CLAT-2027 Blog

India’s Circular Water Economy 2026: Water Reuse & ZLD for CLAT

CURRENT AFFAIRS | 15 JUNE 2026

A summer of water contamination and shortages in affluent South Delhi neighbourhoods — Gulmohar Park, Hauz Khas, Sarvodaya Enclave and Green Park — has exposed the strain on India’s ageing urban water infrastructure. Delhi loses nearly 40% of supplied water as non-revenue water (leaks), with the DJB’s 16,634-km network including about 5,500 km of pipelines over 30 years old.

An Indian Express editorial by CEEW experts (Parameswaran Iyer, Arunabha Ghosh, Nitin Bassi) warns that per-capita water availability — now ~1,500 m³ — could fall below 1,200 m³ by 2050, nearing the 1,000 m³ water-stress threshold. Only about 28% of urban sewage is currently treated.

The remedy proposed is a circular water economy: treating and reusing wastewater for non-potable uses such as irrigation, industry, landscaping and construction. CEEW estimates this could unlock a market worth ₹1 lakh crore and 1,00,000 jobs by 2047. States like Uttarakhand, UP and Odisha have water-reuse policies, while Zero Liquid Discharge (ZLD) is pushed for industry.

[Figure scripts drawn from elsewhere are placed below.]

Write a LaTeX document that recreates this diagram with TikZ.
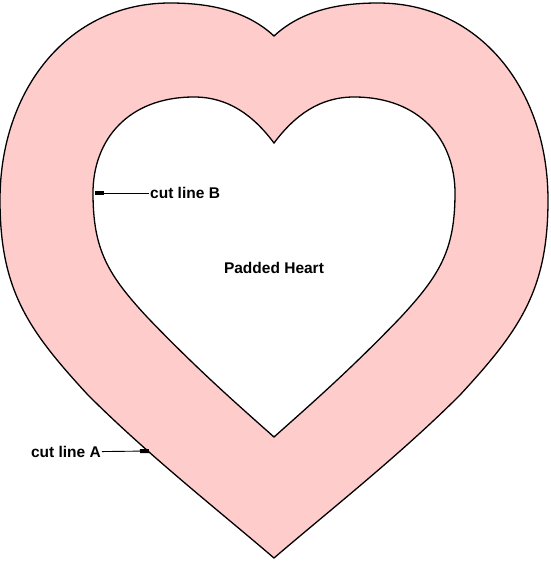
\documentclass[tikz,border=0pt]{standalone}
\usepackage{fontspec}
\setmainfont{Liberation Sans}
\usepackage{tikz}
\usetikzlibrary{arrows.meta}

\definecolor{heartpink}{RGB}{255,204,204}

\begin{document}
\begin{tikzpicture}[x=1pt,y=-1pt,>={Rectangle[length=9pt,width=4pt]},
	every node/.style={font=\fontsize{15.5}{18}\selectfont\bfseries}]
	\useasboundingbox (0,0) rectangle (550,563);
	% outer heart
	\draw [fill=heartpink, line width=1.3pt] (274,36)
		.. controls (300,12) and (335,3) .. (378,3)
		.. controls (480,3) and (548,90) .. (548,200)
		.. controls (548,290) and (520,330) .. (460,395)
		.. controls (400,455) and (330,510) .. (274,558)
		.. controls (218,510) and (148,455) .. (88,395)
		.. controls (28,330) and (0,290) .. (0,200)
		.. controls (0,90) and (68,3) .. (170,3)
		.. controls (213,3) and (248,12) .. (274,36) -- cycle;
	% inner heart
	\draw [fill=white, line width=1.3pt] (274,143)
		.. controls (295,115) and (320,97) .. (354,97)
		.. controls (420,97) and (455,140) .. (455,193)
		.. controls (455,250) and (440,275) .. (400,318)
		.. controls (350,370) and (310,405) .. (274,437)
		.. controls (238,405) and (198,370) .. (148,318)
		.. controls (108,275) and (93,250) .. (93,193)
		.. controls (93,140) and (128,97) .. (194,97)
		.. controls (228,97) and (253,115) .. (274,143) -- cycle;
	\coordinate (tipB) at (95,193);
	\coordinate (tipA) at (149,451);
	\node [anchor=west, inner sep=1pt] (lblB) at (149,193) {cut line B};
	\node [anchor=east, inner sep=1pt] (lblA) at (102,452) {cut line A};
	\node (title) at (274,268) {Padded Heart};
	\path [->, line width=0.9pt] (lblB) edge (tipB);
	\path [->, line width=0.9pt] (lblA) edge (tipA);
\end{tikzpicture}
\end{document}
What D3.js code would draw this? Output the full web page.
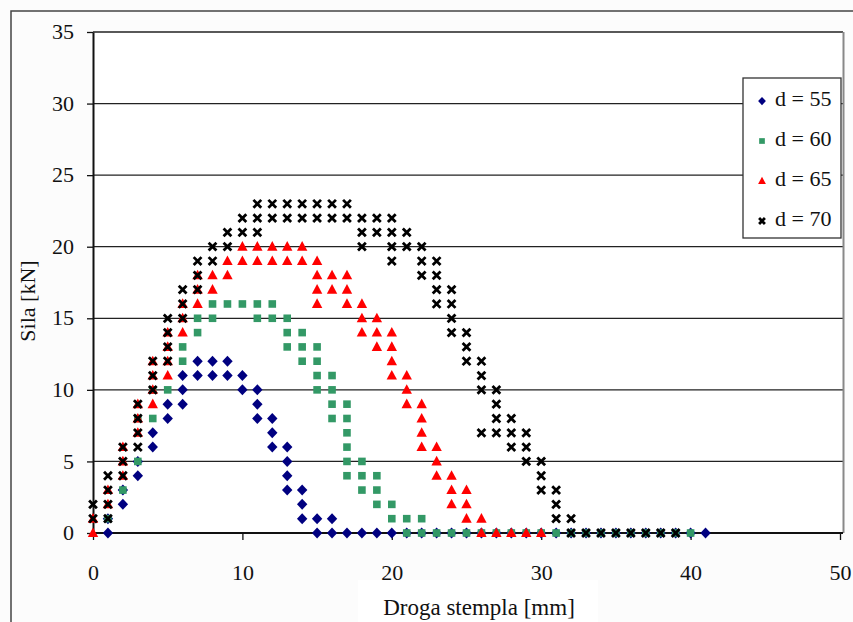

Constitutional / Legal Framework

The right to water is read into Article 21 (right to life), reinforced by the Directive Principle Article 48A and Fundamental Duty Article 51A(g) on protecting the environment. The Supreme Court recognised access to clean water as part of the right to life in Subhash Kumar v. State of Bihar (1991). The statutory backbone is the Water (Prevention and Control of Pollution) Act, 1974, enforced alongside the National Green Tribunal (NGT).

CLAT Angle

Environment-and-rights questions love this cluster: the right to water under Article 21, sustainable development, and Subhash Kumar v. State of Bihar. Add the policy facts — the 1,000 m³ stress threshold, Zero Liquid Discharge, the Jal Jeevan Mission and the NGT — for legal-reasoning and assertion-reason items.

Key Facts

Non-revenue water (Delhi) ~40% lost to leaks
DJB network 16,634 km; ~5,500 km over 30 yrs old
Per-capita water ~1,500 m³ now; <1,200 m³ by 2050
Stress threshold 1,000 m³ per capita
Urban sewage treated Only ~28%
Circular water potential ₹1 lakh crore; 1,00,000 jobs by 2047

Mnemonic / Memory Hook

“REUSE before the well runs DRY at 1000.” The circular water economy = treat-and-REUSE wastewater; 1,000 m³ is the per-capita water-stress line; recall “ZLD = Zero Liquid Discharge” for industry and Subhash Kumar (1991) for the right to clean water.

Why this matters for CLAT 2027: The right to water under Article 21, environmental Directive Principles (48A, 51A(g)) and cases like Subhash Kumar v. State of Bihar are recurring CLAT legal-reasoning and GK themes. Pair the circular-water-economy facts with the 1,000 m³ stress threshold and the Water Act 1974 to answer CLAT 2027 environment-governance questions.